Stored data -
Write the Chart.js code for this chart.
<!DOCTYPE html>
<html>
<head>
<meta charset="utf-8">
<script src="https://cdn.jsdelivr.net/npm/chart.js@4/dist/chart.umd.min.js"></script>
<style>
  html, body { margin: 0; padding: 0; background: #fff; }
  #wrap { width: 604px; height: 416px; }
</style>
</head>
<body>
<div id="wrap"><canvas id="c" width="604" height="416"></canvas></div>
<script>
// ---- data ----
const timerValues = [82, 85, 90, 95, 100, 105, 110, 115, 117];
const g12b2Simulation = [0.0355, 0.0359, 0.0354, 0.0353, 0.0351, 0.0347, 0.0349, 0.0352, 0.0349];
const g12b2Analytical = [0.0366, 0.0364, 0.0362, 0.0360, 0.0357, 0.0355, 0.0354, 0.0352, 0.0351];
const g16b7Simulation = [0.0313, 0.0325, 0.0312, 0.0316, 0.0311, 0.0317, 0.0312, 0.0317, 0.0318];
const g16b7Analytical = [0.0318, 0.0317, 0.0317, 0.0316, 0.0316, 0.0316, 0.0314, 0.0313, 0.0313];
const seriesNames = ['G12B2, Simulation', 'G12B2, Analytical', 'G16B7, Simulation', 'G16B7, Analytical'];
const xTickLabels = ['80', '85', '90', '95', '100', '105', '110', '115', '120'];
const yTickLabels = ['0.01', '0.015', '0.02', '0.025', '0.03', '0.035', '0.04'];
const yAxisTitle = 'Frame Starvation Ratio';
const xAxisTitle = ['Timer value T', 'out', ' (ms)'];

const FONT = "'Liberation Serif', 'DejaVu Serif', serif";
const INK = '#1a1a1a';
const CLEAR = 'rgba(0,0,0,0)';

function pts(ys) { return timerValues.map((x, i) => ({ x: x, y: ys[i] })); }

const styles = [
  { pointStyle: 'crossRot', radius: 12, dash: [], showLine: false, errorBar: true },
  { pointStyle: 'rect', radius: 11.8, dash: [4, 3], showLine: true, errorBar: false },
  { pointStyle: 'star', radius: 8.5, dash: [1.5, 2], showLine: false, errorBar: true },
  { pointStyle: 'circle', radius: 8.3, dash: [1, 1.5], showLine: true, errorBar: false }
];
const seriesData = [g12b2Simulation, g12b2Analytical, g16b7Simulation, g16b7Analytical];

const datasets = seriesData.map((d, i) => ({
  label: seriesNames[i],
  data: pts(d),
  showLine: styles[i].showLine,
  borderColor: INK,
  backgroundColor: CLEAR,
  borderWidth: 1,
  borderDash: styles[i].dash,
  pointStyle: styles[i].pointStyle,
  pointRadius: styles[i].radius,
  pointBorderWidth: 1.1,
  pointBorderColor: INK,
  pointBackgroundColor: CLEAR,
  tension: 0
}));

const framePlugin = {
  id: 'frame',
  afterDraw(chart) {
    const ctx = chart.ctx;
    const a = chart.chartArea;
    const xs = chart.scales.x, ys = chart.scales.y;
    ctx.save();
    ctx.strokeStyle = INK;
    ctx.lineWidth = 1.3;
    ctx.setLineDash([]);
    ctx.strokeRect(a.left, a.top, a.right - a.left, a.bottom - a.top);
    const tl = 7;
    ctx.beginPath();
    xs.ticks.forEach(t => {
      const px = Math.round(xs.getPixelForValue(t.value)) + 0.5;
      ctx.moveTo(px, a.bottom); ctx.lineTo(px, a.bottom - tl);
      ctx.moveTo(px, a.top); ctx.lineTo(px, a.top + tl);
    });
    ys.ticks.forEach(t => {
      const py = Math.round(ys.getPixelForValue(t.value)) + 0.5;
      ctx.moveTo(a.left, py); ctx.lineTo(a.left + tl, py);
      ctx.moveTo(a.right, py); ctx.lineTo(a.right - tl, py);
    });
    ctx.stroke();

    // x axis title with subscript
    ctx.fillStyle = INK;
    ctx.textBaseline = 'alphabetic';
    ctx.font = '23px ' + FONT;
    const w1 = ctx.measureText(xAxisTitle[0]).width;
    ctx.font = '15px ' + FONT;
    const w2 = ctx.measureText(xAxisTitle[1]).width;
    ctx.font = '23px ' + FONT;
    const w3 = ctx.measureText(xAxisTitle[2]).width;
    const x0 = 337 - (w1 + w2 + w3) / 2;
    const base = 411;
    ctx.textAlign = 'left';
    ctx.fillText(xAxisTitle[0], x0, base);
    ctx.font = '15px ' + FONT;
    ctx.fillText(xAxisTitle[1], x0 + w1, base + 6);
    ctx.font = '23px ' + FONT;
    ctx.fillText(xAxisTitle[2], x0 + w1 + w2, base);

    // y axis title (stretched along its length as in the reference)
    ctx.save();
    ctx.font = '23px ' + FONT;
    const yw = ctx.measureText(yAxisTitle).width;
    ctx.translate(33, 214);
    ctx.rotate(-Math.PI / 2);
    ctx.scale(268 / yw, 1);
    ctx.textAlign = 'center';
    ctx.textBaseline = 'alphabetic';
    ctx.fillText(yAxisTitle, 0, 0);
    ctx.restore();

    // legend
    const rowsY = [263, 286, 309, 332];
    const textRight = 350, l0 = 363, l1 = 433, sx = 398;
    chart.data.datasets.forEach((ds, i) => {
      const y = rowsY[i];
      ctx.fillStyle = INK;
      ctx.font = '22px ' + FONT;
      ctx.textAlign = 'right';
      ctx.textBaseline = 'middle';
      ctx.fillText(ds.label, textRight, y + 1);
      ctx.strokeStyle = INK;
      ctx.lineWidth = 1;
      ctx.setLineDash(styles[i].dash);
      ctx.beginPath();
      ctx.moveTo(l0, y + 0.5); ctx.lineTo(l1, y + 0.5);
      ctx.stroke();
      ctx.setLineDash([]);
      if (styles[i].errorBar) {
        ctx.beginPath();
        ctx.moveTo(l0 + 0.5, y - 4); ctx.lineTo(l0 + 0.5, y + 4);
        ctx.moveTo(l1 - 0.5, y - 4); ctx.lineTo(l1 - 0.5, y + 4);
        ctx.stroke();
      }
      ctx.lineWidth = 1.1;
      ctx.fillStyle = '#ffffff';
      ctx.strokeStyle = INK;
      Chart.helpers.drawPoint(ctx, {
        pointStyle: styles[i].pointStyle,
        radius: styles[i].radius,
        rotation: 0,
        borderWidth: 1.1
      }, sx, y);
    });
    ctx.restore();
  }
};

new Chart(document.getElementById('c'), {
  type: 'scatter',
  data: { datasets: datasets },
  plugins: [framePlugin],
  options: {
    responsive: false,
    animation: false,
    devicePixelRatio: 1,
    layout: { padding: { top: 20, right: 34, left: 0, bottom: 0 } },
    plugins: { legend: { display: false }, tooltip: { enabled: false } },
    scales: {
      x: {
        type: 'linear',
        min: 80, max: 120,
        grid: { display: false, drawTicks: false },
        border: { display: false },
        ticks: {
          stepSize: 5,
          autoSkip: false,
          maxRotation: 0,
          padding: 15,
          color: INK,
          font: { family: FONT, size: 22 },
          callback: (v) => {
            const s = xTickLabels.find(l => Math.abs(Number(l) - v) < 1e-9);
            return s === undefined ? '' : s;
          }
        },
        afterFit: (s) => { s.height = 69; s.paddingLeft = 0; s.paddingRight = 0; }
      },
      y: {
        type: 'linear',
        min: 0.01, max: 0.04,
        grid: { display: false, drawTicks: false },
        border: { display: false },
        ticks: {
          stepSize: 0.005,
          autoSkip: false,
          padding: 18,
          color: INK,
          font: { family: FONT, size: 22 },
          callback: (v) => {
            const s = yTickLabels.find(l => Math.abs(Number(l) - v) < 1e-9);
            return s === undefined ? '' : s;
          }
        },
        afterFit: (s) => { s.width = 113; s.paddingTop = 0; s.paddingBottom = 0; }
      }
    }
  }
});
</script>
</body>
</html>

---

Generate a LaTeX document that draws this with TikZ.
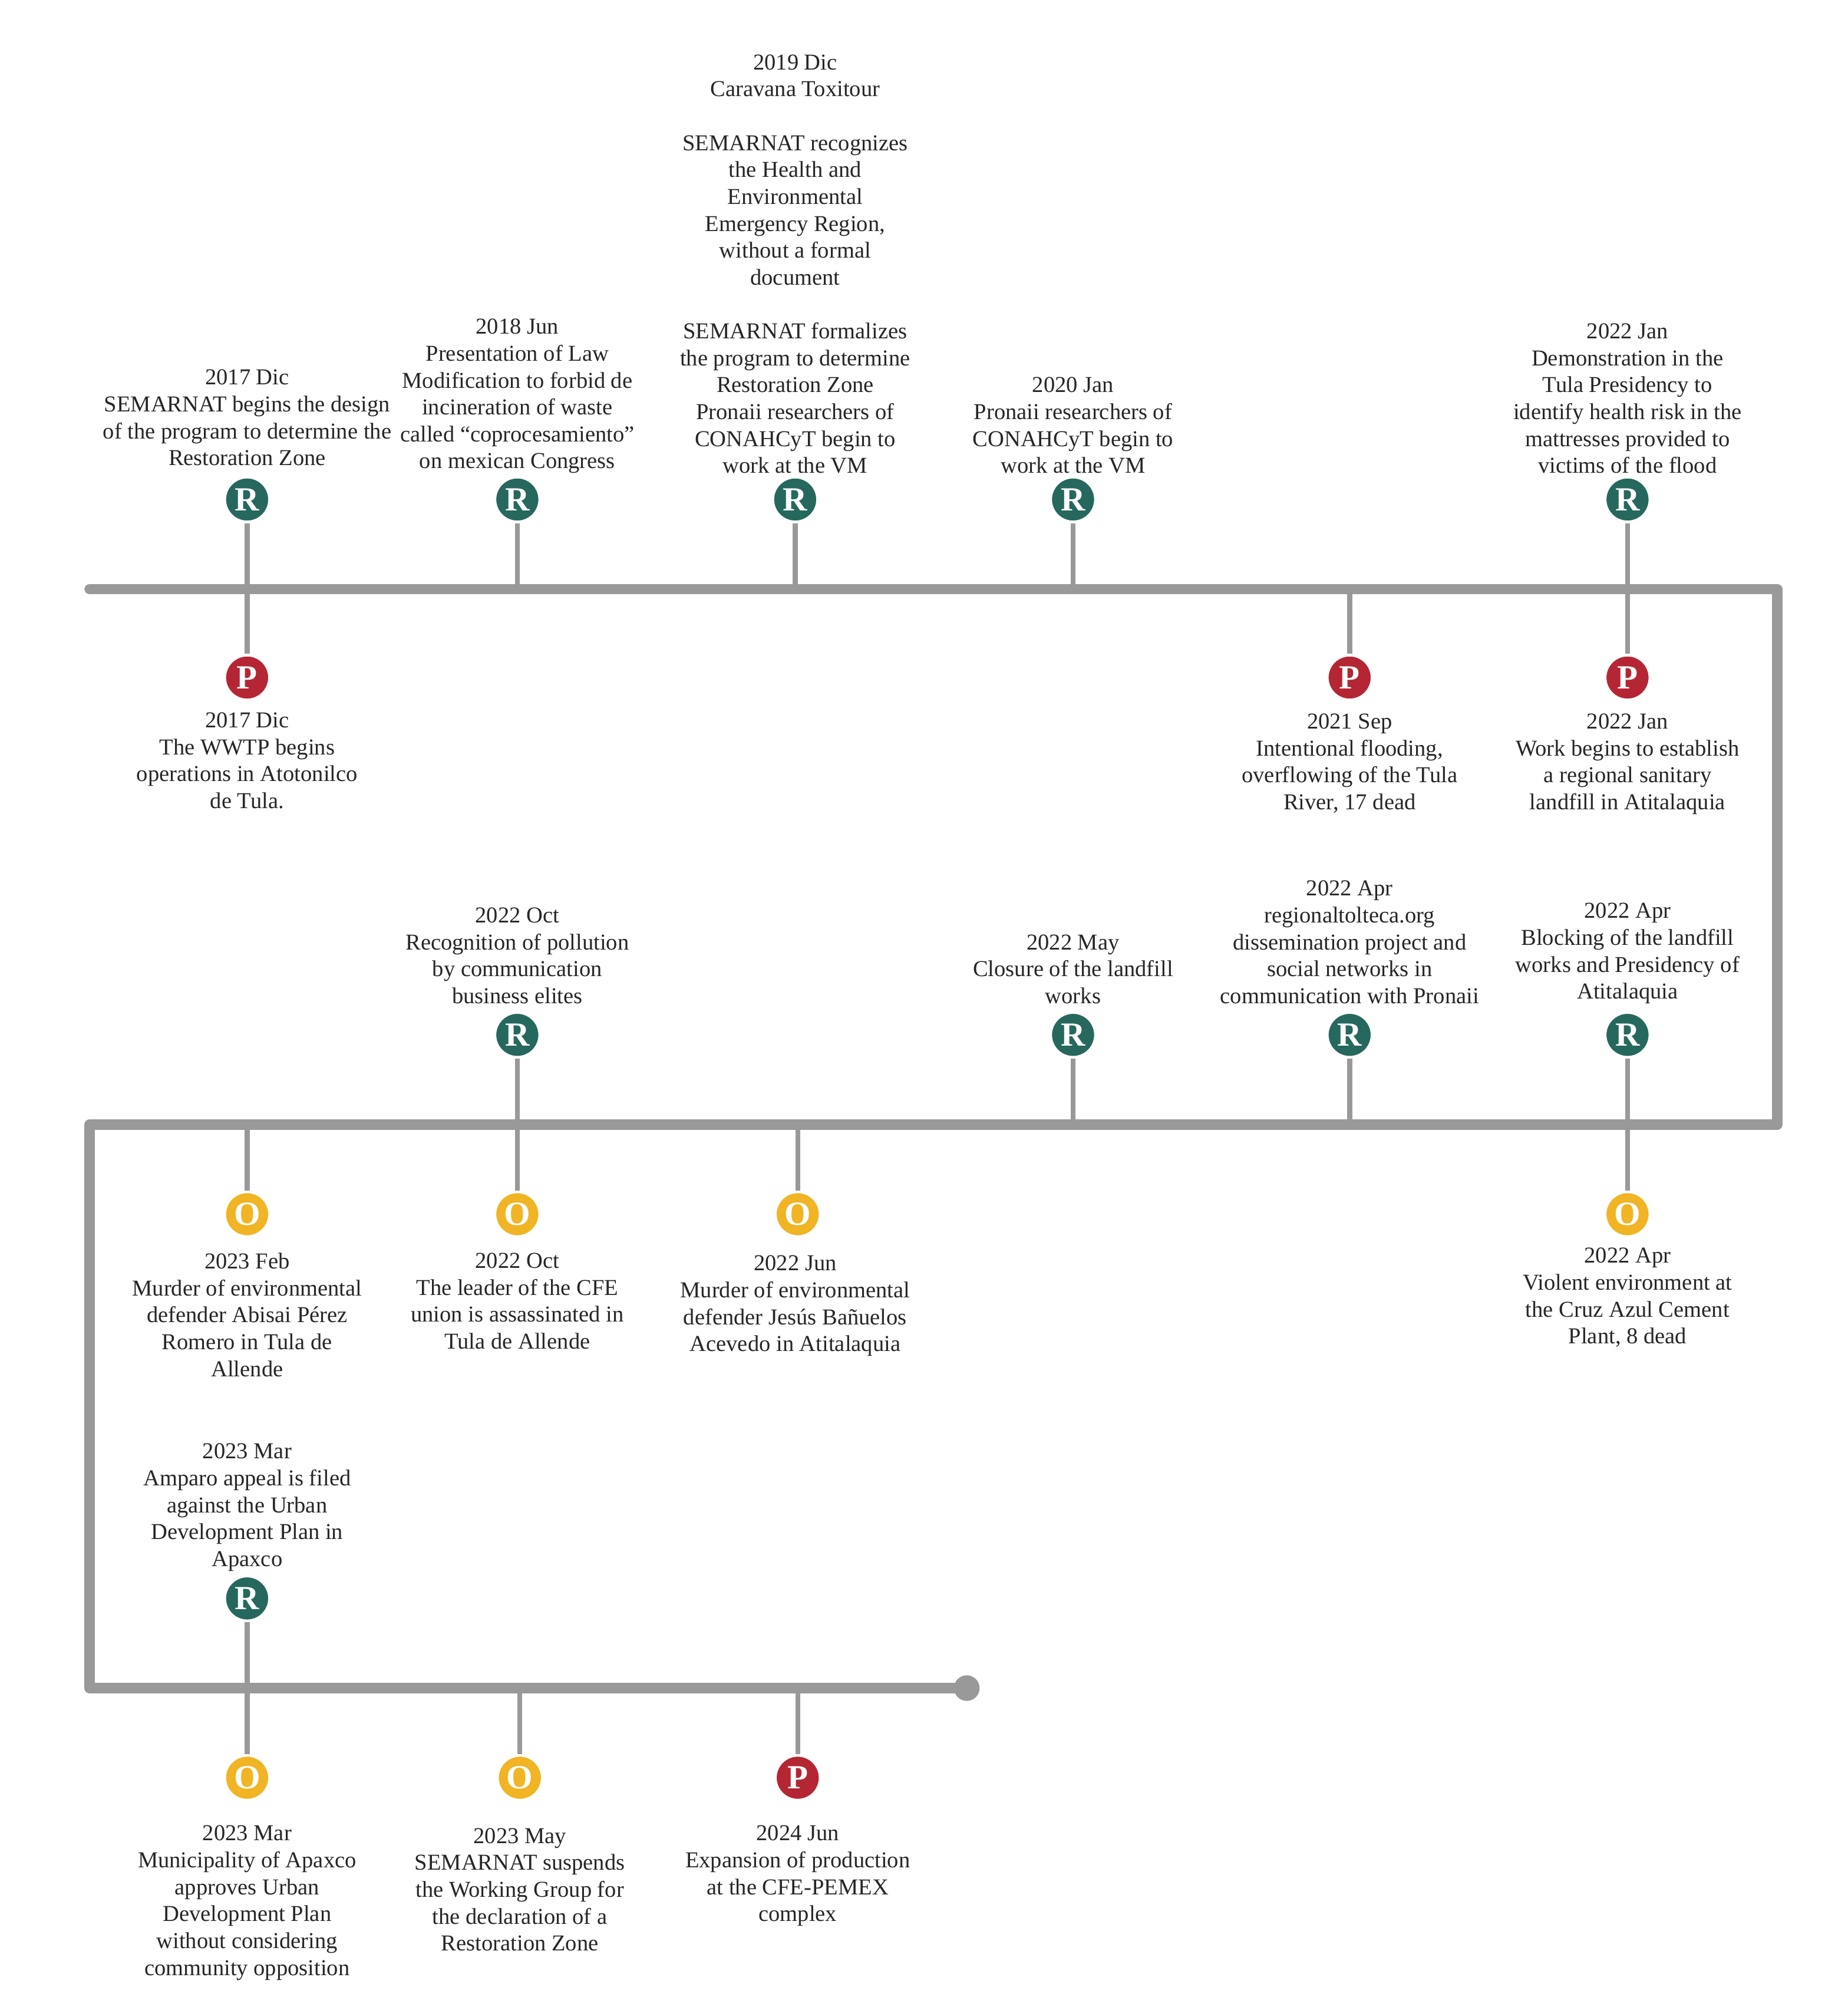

Objective - All lines in the listing above from the line containing "Write the Chart.js code for this chart." to the line containing "const xAxisTitle = ['Timer", inclusive, should be retyped exactly; no other lines should appear.

Problem solution -
Write the Chart.js code for this chart.
<!DOCTYPE html>
<html>
<head>
<meta charset="utf-8">
<script src="https://cdn.jsdelivr.net/npm/chart.js@4/dist/chart.umd.min.js"></script>
<style>
  html, body { margin: 0; padding: 0; background: #fff; }
  #wrap { width: 604px; height: 416px; }
</style>
</head>
<body>
<div id="wrap"><canvas id="c" width="604" height="416"></canvas></div>
<script>
// ---- data ----
const timerValues = [82, 85, 90, 95, 100, 105, 110, 115, 117];
const g12b2Simulation = [0.0355, 0.0359, 0.0354, 0.0353, 0.0351, 0.0347, 0.0349, 0.0352, 0.0349];
const g12b2Analytical = [0.0366, 0.0364, 0.0362, 0.0360, 0.0357, 0.0355, 0.0354, 0.0352, 0.0351];
const g16b7Simulation = [0.0313, 0.0325, 0.0312, 0.0316, 0.0311, 0.0317, 0.0312, 0.0317, 0.0318];
const g16b7Analytical = [0.0318, 0.0317, 0.0317, 0.0316, 0.0316, 0.0316, 0.0314, 0.0313, 0.0313];
const seriesNames = ['G12B2, Simulation', 'G12B2, Analytical', 'G16B7, Simulation', 'G16B7, Analytical'];
const xTickLabels = ['80', '85', '90', '95', '100', '105', '110', '115', '120'];
const yTickLabels = ['0.01', '0.015', '0.02', '0.025', '0.03', '0.035', '0.04'];
const yAxisTitle = 'Frame Starvation Ratio';
const xAxisTitle = ['Timer value T', 'out', ' (ms)'];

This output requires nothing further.